DIRECTION: Return precisely the span of lines from the top of the material below to the line containing "-4.6, -4.1, -3.6, -3.2, -2.85, -2.65, -2.3, -2.2, -2.1]", both included. Pictures are excluded.
-- Start of DATA --
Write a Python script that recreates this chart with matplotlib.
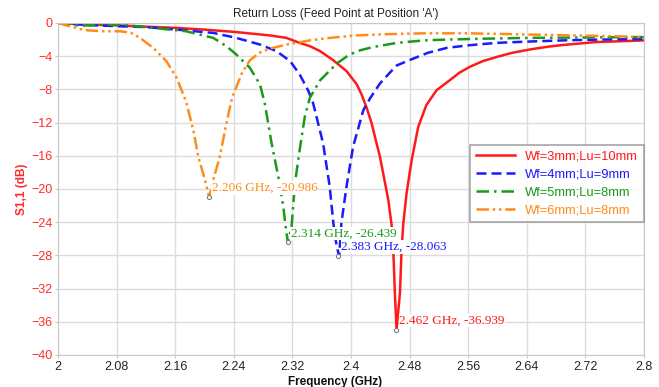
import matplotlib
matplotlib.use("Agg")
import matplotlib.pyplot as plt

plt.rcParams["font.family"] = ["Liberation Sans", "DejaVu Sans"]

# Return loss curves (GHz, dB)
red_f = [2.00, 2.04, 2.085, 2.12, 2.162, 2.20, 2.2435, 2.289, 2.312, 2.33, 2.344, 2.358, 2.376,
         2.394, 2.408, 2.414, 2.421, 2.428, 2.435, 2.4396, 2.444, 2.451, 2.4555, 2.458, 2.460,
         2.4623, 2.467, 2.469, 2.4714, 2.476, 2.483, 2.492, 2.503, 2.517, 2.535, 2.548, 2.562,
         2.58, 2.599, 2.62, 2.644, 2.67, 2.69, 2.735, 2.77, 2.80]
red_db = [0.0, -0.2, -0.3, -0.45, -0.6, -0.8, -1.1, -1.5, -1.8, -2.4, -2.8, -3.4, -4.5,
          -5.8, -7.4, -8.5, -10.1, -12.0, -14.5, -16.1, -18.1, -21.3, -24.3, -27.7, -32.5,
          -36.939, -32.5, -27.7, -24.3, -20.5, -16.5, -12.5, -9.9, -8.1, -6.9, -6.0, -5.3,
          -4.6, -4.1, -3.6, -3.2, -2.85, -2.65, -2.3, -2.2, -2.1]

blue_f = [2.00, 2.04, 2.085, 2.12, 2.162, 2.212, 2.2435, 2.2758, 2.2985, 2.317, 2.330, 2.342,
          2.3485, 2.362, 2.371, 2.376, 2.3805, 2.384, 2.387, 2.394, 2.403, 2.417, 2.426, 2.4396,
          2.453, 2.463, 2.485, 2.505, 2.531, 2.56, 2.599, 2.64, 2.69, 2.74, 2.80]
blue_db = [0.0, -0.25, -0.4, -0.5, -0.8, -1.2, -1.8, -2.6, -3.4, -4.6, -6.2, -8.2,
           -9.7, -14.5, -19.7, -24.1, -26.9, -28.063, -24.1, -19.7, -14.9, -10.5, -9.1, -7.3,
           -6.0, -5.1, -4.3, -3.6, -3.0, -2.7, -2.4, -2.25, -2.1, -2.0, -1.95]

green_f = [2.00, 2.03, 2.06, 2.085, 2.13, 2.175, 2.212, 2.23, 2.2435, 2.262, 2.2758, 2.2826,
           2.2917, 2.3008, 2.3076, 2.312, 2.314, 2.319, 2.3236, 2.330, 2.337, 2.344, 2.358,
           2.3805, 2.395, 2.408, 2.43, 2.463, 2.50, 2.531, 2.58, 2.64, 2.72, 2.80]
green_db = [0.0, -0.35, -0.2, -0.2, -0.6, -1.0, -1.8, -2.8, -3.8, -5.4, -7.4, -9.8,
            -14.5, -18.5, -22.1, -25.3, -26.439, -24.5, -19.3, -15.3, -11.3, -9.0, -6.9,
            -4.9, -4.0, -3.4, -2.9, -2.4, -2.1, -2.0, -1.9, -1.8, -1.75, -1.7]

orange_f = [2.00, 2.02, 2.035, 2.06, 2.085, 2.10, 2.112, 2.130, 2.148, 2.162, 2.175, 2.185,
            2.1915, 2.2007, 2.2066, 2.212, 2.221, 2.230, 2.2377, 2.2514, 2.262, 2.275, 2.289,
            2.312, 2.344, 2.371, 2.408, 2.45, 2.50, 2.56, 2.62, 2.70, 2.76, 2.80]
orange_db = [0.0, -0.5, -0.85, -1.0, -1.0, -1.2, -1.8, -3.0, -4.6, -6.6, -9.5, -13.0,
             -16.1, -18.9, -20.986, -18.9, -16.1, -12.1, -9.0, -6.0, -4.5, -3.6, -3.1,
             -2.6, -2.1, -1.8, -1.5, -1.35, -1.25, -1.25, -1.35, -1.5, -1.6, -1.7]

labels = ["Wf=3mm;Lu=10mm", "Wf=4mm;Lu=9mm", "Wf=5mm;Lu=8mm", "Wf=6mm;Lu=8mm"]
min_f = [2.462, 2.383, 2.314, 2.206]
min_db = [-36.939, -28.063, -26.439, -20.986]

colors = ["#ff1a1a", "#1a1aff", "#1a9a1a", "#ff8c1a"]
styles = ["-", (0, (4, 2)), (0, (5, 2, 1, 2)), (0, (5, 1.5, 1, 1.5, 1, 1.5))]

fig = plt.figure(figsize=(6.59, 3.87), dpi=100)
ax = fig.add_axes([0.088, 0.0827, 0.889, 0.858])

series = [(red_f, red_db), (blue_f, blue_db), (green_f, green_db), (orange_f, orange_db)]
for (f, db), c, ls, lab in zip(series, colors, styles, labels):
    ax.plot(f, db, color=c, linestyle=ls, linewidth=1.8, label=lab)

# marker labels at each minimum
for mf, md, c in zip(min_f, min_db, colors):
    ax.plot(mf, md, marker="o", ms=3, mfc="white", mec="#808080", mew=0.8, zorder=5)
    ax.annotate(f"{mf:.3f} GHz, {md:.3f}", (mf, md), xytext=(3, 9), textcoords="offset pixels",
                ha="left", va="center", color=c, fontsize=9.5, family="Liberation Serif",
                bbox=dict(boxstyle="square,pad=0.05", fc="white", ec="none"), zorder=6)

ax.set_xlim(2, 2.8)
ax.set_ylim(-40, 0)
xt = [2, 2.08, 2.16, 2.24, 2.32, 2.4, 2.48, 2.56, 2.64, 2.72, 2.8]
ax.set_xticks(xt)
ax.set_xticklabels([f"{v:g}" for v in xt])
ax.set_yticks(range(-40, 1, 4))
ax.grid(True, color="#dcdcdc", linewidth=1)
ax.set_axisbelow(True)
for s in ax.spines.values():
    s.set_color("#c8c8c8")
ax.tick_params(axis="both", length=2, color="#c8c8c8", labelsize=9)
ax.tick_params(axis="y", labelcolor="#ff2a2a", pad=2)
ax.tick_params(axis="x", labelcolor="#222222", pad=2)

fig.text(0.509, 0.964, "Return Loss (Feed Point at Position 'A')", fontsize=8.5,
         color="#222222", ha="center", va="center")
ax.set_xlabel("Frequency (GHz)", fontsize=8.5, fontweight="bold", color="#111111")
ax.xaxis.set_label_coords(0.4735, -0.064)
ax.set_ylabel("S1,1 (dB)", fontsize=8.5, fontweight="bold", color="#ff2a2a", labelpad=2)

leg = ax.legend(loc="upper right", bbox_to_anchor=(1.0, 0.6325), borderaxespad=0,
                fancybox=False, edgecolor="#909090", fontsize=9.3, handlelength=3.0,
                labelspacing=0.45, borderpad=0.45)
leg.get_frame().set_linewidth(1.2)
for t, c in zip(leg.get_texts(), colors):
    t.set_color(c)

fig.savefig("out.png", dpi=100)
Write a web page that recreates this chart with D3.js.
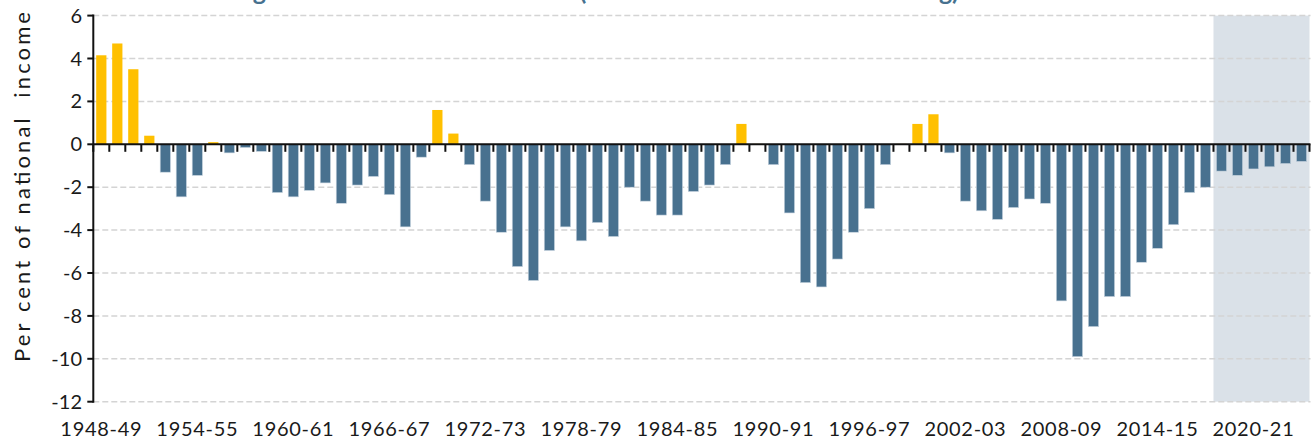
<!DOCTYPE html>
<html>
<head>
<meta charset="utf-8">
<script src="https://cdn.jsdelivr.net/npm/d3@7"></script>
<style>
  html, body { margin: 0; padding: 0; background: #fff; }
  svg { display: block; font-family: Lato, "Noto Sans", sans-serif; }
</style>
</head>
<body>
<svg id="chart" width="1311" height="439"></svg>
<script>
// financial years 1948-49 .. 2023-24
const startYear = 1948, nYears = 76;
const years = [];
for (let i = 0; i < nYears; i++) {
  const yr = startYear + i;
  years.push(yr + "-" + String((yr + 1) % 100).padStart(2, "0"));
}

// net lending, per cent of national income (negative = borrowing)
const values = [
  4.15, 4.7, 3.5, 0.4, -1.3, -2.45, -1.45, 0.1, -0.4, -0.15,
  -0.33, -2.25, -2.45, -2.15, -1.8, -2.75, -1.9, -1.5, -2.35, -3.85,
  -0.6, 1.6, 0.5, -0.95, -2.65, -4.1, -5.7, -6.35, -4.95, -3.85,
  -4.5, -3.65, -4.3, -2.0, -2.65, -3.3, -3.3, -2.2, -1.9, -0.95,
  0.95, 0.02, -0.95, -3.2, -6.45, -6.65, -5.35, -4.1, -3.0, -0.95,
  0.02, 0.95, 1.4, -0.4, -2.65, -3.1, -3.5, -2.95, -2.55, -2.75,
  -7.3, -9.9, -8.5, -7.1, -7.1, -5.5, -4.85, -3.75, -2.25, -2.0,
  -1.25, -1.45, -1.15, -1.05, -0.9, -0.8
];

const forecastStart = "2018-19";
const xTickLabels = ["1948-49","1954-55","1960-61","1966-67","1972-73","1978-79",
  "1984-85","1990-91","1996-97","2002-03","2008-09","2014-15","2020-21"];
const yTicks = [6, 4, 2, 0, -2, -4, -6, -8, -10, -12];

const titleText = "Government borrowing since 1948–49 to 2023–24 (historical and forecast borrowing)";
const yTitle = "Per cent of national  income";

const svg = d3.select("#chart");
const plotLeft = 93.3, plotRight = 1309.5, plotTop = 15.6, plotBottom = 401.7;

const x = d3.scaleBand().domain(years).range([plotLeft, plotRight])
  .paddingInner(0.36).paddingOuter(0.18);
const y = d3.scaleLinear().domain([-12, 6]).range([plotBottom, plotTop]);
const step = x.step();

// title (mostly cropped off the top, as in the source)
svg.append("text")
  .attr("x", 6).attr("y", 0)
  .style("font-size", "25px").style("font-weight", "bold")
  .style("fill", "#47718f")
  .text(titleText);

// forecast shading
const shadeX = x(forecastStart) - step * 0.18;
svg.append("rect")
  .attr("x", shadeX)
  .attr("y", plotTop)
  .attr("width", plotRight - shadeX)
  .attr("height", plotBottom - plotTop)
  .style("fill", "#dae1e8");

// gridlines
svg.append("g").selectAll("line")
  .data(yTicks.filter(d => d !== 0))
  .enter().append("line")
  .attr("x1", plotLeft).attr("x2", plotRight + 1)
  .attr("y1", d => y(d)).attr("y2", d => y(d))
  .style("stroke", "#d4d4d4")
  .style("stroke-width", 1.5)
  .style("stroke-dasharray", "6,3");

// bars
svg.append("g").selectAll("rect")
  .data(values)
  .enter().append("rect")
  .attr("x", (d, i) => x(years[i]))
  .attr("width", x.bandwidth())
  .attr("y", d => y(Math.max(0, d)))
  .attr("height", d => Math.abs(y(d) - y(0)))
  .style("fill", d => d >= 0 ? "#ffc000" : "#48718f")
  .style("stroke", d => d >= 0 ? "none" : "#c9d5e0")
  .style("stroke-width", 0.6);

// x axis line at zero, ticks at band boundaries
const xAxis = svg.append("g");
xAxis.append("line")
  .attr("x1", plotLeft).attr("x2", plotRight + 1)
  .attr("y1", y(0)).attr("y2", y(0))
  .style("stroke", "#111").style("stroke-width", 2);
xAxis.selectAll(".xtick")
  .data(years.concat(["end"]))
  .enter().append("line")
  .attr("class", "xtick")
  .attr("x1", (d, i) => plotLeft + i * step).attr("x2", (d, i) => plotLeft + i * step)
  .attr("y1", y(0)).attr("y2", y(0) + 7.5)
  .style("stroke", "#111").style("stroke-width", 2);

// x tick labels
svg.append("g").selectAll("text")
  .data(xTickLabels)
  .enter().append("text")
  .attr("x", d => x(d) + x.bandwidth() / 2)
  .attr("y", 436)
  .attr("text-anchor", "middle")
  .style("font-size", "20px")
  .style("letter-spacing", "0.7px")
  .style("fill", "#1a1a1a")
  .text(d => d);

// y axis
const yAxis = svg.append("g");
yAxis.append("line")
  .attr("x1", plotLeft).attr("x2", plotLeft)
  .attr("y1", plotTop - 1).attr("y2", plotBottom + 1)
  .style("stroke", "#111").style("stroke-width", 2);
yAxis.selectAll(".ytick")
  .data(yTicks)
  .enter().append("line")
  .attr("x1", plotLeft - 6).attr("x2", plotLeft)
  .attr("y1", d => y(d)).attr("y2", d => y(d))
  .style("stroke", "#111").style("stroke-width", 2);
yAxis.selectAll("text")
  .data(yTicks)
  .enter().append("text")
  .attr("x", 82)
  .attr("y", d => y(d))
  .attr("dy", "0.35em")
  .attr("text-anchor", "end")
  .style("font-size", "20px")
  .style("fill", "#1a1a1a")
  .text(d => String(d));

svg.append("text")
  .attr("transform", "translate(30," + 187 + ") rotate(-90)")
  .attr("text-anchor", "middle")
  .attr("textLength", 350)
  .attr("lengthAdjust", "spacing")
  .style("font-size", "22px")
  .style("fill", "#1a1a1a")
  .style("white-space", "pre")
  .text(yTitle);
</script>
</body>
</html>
-- End of DATA --
FULL RESPONSE:
Write a Python script that recreates this chart with matplotlib.
import matplotlib
matplotlib.use("Agg")
import matplotlib.pyplot as plt

plt.rcParams["font.family"] = ["Liberation Sans", "DejaVu Sans"]

# Return loss curves (GHz, dB)
red_f = [2.00, 2.04, 2.085, 2.12, 2.162, 2.20, 2.2435, 2.289, 2.312, 2.33, 2.344, 2.358, 2.376,
         2.394, 2.408, 2.414, 2.421, 2.428, 2.435, 2.4396, 2.444, 2.451, 2.4555, 2.458, 2.460,
         2.4623, 2.467, 2.469, 2.4714, 2.476, 2.483, 2.492, 2.503, 2.517, 2.535, 2.548, 2.562,
         2.58, 2.599, 2.62, 2.644, 2.67, 2.69, 2.735, 2.77, 2.80]
red_db = [0.0, -0.2, -0.3, -0.45, -0.6, -0.8, -1.1, -1.5, -1.8, -2.4, -2.8, -3.4, -4.5,
          -5.8, -7.4, -8.5, -10.1, -12.0, -14.5, -16.1, -18.1, -21.3, -24.3, -27.7, -32.5,
          -36.939, -32.5, -27.7, -24.3, -20.5, -16.5, -12.5, -9.9, -8.1, -6.9, -6.0, -5.3,
          -4.6, -4.1, -3.6, -3.2, -2.85, -2.65, -2.3, -2.2, -2.1]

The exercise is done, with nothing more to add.